-- Task material --
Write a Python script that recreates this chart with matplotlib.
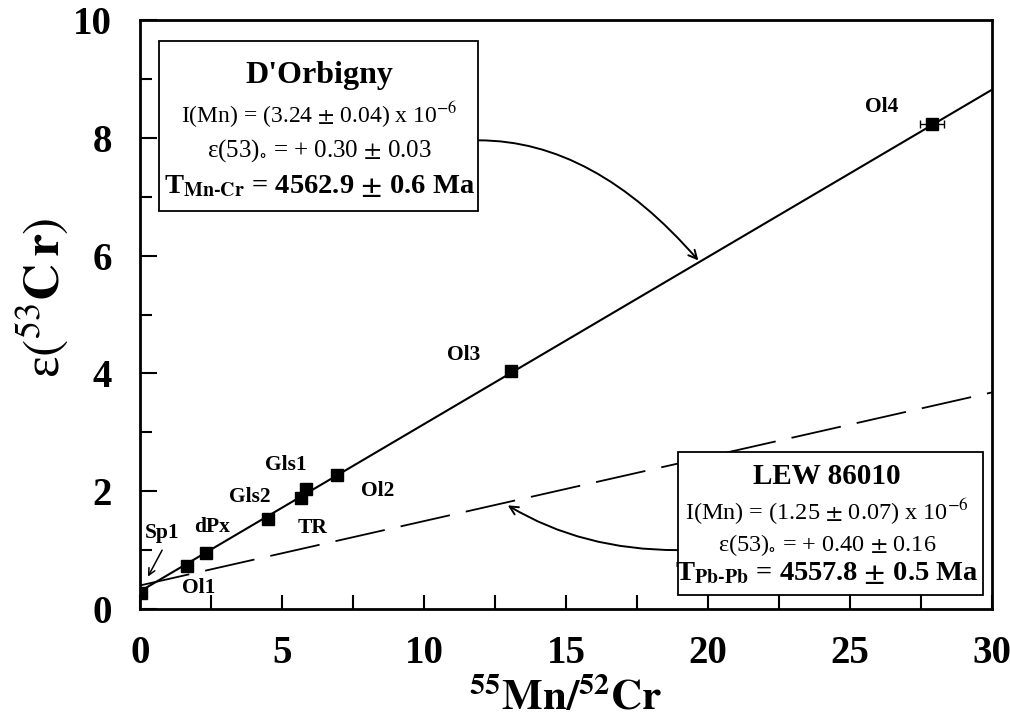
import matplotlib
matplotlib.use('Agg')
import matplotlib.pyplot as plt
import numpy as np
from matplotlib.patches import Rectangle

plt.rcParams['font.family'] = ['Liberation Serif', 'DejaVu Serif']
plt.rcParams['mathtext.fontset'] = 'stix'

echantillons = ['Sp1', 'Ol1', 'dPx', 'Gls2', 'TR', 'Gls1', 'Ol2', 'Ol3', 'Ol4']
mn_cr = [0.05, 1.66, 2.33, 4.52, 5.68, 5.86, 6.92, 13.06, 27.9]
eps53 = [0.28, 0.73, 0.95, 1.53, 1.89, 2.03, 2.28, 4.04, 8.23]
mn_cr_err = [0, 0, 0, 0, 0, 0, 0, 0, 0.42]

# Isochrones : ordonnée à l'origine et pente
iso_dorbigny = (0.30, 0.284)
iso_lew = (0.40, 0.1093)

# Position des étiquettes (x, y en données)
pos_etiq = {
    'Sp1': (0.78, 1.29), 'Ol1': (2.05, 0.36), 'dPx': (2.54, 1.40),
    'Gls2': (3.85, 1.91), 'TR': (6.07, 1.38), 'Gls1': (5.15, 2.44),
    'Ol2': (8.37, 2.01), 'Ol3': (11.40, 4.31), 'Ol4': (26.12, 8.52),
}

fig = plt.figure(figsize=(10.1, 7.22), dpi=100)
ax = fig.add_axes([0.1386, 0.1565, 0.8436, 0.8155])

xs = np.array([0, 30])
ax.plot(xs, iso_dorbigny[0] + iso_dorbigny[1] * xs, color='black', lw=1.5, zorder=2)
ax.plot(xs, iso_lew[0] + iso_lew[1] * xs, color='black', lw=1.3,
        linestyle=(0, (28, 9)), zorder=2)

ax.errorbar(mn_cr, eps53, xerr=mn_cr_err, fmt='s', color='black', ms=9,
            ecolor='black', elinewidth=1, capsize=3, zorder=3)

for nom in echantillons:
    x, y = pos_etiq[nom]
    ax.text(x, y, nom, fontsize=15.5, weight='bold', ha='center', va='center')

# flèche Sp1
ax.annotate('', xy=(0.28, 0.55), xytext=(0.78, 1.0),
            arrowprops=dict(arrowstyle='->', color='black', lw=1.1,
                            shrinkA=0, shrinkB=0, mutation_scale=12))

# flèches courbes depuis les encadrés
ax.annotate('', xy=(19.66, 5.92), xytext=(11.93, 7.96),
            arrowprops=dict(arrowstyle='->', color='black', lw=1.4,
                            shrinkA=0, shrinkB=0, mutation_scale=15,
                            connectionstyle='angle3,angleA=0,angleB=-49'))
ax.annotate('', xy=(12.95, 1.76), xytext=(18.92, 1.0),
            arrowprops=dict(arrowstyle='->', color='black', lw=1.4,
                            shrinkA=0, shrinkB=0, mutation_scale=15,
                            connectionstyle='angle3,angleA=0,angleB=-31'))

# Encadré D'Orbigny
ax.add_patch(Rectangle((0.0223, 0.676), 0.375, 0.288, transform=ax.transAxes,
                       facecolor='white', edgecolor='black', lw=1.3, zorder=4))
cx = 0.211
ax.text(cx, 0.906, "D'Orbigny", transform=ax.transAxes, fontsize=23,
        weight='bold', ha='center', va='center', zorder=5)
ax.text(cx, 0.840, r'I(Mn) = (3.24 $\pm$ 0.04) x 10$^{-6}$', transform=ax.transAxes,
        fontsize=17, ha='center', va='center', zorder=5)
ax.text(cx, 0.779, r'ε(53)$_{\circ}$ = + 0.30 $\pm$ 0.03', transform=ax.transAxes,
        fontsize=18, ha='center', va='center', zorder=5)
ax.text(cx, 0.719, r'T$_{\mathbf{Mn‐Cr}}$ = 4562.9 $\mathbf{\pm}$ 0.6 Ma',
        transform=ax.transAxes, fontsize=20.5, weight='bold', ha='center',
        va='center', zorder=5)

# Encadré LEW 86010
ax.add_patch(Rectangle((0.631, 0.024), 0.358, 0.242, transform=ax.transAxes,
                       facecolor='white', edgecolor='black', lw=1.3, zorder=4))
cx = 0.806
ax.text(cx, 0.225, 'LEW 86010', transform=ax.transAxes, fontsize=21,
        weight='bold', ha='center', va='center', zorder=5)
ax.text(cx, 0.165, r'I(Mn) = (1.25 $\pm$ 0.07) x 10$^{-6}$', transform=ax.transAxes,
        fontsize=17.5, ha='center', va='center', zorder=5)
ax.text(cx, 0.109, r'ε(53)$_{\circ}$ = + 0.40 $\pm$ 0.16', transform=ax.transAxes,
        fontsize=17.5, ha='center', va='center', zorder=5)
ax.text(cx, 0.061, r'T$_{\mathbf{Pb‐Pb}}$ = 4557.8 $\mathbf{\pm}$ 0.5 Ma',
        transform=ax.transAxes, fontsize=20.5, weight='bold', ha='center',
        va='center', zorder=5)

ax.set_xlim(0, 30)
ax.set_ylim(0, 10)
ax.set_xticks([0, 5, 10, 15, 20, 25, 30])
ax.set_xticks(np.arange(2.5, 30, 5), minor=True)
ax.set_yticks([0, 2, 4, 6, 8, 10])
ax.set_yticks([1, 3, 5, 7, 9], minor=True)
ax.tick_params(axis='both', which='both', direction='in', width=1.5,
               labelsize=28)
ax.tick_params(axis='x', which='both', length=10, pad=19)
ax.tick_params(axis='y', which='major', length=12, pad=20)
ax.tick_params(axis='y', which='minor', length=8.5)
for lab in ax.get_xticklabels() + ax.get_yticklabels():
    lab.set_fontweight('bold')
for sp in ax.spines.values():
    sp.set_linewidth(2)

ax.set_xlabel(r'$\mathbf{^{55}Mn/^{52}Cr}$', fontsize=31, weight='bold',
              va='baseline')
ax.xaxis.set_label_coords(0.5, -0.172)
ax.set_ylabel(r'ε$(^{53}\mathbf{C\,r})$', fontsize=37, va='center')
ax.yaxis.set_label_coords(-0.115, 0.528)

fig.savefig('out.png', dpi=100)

...

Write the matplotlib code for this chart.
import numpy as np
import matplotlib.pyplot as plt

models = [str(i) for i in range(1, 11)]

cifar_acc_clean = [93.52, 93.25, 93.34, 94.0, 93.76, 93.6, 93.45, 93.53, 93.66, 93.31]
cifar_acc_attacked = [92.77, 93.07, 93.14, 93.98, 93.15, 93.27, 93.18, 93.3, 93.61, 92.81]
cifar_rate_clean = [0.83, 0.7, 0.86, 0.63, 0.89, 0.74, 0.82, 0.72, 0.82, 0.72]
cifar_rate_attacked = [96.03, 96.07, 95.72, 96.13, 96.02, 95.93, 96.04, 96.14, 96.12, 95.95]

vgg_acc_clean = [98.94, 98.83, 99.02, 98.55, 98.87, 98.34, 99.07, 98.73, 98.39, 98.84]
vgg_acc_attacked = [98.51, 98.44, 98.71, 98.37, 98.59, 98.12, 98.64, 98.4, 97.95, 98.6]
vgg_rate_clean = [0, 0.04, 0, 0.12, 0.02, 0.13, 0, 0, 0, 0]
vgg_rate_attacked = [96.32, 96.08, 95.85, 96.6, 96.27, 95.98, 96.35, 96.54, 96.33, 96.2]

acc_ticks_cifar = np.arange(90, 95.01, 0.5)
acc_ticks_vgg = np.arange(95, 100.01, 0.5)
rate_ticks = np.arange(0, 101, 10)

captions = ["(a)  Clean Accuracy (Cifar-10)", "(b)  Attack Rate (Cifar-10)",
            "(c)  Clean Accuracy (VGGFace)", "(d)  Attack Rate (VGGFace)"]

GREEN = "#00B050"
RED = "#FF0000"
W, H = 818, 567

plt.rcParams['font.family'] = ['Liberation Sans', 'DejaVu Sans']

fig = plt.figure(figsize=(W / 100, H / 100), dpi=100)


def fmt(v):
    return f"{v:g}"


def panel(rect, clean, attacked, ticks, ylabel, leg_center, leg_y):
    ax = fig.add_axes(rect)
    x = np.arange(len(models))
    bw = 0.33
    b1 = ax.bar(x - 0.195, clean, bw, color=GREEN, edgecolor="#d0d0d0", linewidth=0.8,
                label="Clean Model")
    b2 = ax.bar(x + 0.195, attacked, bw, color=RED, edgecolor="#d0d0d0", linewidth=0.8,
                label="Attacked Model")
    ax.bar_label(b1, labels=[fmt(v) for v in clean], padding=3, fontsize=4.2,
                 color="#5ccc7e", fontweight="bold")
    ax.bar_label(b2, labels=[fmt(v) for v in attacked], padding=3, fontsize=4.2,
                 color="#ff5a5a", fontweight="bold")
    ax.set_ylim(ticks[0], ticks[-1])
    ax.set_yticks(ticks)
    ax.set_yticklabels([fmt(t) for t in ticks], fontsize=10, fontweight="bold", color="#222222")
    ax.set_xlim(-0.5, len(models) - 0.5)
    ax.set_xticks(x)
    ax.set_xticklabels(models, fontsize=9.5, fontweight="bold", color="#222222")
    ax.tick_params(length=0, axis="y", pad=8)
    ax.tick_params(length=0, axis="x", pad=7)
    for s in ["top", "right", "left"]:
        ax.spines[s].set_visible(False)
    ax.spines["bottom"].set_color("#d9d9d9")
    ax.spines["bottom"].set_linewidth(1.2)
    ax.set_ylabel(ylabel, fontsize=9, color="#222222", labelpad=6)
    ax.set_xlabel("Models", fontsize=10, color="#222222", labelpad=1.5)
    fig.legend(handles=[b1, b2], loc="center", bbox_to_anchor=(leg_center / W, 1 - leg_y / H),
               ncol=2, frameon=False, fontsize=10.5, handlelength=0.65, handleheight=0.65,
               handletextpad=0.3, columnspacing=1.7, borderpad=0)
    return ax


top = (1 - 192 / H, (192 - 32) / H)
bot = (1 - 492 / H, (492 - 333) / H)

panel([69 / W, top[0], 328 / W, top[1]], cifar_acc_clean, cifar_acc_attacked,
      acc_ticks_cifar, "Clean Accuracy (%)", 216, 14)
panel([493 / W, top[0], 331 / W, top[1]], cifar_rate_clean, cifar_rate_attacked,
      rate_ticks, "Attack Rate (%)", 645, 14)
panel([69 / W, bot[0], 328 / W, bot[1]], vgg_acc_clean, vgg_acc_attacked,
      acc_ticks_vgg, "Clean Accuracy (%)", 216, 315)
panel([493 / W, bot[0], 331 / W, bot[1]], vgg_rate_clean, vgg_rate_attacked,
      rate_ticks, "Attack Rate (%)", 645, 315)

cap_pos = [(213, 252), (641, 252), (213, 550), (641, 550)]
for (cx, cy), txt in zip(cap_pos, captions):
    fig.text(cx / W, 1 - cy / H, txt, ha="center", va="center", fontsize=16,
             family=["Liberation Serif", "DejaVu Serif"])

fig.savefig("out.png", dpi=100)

-- Problem details --
Begin with the line containing "Write the matplotlib code for this chart." and end with the line containing "models = [str(i) for i in range(1, 11)]"; repeat every line from start to finish exactly, and nothing outside them.

-- Response --
Write the matplotlib code for this chart.
import numpy as np
import matplotlib.pyplot as plt

models = [str(i) for i in range(1, 11)]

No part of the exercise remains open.